### Stated problem
From the first line of the data below through the line bearing "1, 2, 3, 4, 5];", reproduce each line exactly; do not include pictures.

### Data provided
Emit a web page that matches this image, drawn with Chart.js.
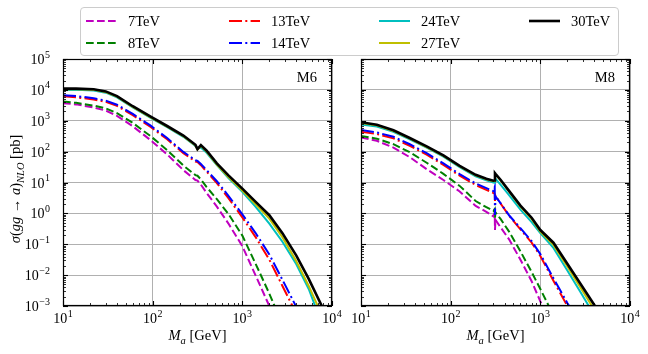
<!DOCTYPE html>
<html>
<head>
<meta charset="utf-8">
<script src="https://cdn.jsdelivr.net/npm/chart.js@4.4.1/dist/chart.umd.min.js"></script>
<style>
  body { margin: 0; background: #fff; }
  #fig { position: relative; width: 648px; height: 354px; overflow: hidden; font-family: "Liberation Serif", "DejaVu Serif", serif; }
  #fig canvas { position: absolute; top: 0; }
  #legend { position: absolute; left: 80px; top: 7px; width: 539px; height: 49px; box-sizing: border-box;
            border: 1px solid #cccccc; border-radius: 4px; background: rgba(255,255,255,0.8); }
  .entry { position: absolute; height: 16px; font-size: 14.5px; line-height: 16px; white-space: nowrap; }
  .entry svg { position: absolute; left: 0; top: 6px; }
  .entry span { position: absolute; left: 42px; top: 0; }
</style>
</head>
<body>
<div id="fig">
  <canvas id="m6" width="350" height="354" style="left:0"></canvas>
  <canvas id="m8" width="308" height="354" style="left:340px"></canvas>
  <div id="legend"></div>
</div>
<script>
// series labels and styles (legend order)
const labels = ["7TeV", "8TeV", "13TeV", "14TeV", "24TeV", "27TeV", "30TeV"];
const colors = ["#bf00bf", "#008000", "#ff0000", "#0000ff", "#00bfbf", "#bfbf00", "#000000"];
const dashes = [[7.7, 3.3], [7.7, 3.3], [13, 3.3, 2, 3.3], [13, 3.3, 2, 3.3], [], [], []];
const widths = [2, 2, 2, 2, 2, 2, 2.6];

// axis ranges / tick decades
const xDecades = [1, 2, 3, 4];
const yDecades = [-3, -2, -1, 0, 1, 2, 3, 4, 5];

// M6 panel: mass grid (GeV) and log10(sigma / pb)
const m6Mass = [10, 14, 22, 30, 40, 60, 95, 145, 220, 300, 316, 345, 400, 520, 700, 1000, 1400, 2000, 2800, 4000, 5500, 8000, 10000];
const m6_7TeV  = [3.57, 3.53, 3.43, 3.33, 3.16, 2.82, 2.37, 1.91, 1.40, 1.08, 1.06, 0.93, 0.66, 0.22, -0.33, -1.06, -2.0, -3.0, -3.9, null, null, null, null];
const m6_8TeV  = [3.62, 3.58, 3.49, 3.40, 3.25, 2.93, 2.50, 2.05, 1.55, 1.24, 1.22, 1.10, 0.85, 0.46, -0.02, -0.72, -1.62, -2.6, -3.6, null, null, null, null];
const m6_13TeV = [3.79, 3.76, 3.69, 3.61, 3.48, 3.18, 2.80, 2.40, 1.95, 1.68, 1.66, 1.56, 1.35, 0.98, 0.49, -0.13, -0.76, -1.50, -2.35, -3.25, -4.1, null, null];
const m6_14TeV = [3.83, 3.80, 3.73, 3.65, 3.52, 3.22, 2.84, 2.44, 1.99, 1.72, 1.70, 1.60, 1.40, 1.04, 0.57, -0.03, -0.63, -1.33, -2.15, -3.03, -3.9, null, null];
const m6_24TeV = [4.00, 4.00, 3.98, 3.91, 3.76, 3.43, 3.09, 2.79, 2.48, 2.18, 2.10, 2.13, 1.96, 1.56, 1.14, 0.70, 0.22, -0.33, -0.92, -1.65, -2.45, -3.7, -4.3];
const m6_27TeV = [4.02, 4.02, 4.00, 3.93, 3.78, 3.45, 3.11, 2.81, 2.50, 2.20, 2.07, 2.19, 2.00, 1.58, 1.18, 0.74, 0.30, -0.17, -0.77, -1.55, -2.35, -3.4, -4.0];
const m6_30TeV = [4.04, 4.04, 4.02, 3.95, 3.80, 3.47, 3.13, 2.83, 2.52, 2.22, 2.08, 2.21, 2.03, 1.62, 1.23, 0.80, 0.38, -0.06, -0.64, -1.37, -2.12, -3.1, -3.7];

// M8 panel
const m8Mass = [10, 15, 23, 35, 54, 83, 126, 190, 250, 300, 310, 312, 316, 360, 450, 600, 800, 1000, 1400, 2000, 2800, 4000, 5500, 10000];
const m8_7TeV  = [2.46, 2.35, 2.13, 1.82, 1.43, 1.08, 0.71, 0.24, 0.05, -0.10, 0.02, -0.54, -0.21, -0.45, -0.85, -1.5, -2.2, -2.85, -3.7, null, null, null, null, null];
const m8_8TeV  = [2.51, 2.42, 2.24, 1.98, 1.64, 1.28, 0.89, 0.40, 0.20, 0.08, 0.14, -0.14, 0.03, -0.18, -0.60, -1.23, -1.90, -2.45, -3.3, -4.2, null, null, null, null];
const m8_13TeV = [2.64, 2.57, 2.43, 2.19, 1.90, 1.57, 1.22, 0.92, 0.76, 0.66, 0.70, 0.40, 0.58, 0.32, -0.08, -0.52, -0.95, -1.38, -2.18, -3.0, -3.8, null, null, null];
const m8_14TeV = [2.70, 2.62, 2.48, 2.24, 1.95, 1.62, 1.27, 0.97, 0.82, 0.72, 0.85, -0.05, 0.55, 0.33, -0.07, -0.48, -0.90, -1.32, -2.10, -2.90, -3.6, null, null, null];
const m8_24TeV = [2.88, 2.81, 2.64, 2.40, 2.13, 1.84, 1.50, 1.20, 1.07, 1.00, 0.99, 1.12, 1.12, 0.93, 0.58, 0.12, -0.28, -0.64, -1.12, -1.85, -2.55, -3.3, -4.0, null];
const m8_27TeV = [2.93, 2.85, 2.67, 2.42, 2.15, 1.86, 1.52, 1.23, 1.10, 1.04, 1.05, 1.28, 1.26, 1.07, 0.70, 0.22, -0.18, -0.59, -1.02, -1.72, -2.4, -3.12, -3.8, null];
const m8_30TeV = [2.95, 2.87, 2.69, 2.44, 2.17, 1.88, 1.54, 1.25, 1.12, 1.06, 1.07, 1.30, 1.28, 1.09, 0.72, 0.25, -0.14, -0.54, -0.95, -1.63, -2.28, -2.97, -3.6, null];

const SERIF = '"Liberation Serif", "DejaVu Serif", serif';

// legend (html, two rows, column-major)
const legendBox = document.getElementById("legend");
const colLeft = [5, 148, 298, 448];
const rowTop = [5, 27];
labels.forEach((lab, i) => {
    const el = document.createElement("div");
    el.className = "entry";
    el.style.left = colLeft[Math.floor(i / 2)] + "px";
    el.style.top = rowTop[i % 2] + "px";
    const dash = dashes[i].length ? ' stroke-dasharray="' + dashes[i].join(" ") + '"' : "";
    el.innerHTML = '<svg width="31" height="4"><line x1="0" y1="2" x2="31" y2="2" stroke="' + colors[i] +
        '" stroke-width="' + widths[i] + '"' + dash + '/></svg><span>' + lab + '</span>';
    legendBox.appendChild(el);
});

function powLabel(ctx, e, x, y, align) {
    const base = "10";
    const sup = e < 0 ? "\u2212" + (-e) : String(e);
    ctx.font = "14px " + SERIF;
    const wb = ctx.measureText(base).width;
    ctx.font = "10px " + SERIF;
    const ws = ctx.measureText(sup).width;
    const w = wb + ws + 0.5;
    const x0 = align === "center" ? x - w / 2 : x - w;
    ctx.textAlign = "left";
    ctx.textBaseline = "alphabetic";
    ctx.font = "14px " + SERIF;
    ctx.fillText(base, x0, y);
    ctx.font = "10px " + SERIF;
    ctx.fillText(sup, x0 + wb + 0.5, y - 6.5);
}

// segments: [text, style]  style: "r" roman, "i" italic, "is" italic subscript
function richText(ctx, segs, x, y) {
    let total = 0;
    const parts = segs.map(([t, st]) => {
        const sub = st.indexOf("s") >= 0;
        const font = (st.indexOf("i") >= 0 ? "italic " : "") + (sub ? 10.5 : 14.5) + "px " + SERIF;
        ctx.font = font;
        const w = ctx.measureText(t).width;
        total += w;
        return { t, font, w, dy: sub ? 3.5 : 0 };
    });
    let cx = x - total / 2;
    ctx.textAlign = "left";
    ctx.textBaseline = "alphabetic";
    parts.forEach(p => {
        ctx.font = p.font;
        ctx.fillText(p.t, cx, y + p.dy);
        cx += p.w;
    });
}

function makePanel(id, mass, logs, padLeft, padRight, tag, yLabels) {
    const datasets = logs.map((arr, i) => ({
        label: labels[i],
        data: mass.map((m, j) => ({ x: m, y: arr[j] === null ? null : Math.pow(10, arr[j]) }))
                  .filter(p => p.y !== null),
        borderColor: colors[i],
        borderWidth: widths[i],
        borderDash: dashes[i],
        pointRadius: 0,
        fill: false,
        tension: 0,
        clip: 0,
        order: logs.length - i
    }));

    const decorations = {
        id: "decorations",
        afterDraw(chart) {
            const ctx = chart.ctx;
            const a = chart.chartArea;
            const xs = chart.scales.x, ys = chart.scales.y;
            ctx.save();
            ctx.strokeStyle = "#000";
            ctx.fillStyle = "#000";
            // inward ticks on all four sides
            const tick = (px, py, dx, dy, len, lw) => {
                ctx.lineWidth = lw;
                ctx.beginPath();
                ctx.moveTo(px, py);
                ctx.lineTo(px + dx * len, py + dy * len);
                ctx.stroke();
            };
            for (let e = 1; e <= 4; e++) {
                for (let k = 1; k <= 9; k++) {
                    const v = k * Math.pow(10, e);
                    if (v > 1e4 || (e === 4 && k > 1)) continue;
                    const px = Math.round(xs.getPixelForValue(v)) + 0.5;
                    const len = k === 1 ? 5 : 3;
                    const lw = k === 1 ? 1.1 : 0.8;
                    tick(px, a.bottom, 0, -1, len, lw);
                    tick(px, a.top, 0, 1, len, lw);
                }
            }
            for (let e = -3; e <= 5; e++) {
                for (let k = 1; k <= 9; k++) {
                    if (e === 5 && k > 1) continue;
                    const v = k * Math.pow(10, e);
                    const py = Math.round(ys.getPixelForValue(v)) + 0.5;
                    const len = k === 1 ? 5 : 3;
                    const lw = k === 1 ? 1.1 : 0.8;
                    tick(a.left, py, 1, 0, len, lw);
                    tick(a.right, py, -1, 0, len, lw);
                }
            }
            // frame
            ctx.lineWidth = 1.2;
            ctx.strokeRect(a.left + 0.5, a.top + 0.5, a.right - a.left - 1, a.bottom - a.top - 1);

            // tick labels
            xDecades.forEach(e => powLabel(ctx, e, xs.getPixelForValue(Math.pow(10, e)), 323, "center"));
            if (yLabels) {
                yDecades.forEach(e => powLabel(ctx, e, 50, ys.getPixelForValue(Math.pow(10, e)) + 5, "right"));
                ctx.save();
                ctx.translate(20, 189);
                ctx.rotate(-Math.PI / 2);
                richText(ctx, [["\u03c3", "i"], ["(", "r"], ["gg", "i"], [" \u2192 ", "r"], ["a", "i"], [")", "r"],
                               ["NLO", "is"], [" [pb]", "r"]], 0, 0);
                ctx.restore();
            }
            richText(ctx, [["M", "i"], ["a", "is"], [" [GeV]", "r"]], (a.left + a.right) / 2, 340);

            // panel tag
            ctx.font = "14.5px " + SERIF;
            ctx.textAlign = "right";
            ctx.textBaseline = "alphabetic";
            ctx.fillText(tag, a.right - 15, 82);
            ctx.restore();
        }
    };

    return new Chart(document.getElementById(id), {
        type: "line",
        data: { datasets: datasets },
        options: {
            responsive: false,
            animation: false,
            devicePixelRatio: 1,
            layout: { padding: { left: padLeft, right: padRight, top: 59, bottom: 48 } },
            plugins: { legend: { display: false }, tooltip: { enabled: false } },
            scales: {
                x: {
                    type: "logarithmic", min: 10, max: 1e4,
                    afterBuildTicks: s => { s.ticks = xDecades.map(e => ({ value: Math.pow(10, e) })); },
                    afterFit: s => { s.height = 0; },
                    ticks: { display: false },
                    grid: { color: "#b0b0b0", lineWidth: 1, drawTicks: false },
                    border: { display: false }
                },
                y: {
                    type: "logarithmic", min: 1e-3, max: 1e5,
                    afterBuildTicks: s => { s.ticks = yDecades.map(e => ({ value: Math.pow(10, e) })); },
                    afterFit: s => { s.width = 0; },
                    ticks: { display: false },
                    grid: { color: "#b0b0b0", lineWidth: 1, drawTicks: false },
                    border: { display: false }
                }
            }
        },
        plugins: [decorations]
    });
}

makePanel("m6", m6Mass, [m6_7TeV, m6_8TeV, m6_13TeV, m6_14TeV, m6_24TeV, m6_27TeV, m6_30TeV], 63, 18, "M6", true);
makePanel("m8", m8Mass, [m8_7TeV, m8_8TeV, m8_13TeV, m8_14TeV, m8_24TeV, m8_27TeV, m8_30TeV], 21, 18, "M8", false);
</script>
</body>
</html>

### The reply
Emit a web page that matches this image, drawn with Chart.js.
<!DOCTYPE html>
<html>
<head>
<meta charset="utf-8">
<script src="https://cdn.jsdelivr.net/npm/chart.js@4.4.1/dist/chart.umd.min.js"></script>
<style>
  body { margin: 0; background: #fff; }
  #fig { position: relative; width: 648px; height: 354px; overflow: hidden; font-family: "Liberation Serif", "DejaVu Serif", serif; }
  #fig canvas { position: absolute; top: 0; }
  #legend { position: absolute; left: 80px; top: 7px; width: 539px; height: 49px; box-sizing: border-box;
            border: 1px solid #cccccc; border-radius: 4px; background: rgba(255,255,255,0.8); }
  .entry { position: absolute; height: 16px; font-size: 14.5px; line-height: 16px; white-space: nowrap; }
  .entry svg { position: absolute; left: 0; top: 6px; }
  .entry span { position: absolute; left: 42px; top: 0; }
</style>
</head>
<body>
<div id="fig">
  <canvas id="m6" width="350" height="354" style="left:0"></canvas>
  <canvas id="m8" width="308" height="354" style="left:340px"></canvas>
  <div id="legend"></div>
</div>
<script>
// series labels and styles (legend order)
const labels = ["7TeV", "8TeV", "13TeV", "14TeV", "24TeV", "27TeV", "30TeV"];
const colors = ["#bf00bf", "#008000", "#ff0000", "#0000ff", "#00bfbf", "#bfbf00", "#000000"];
const dashes = [[7.7, 3.3], [7.7, 3.3], [13, 3.3, 2, 3.3], [13, 3.3, 2, 3.3], [], [], []];
const widths = [2, 2, 2, 2, 2, 2, 2.6];

// axis ranges / tick decades
const xDecades = [1, 2, 3, 4];
const yDecades = [-3, -2, -1, 0, 1, 2, 3, 4, 5];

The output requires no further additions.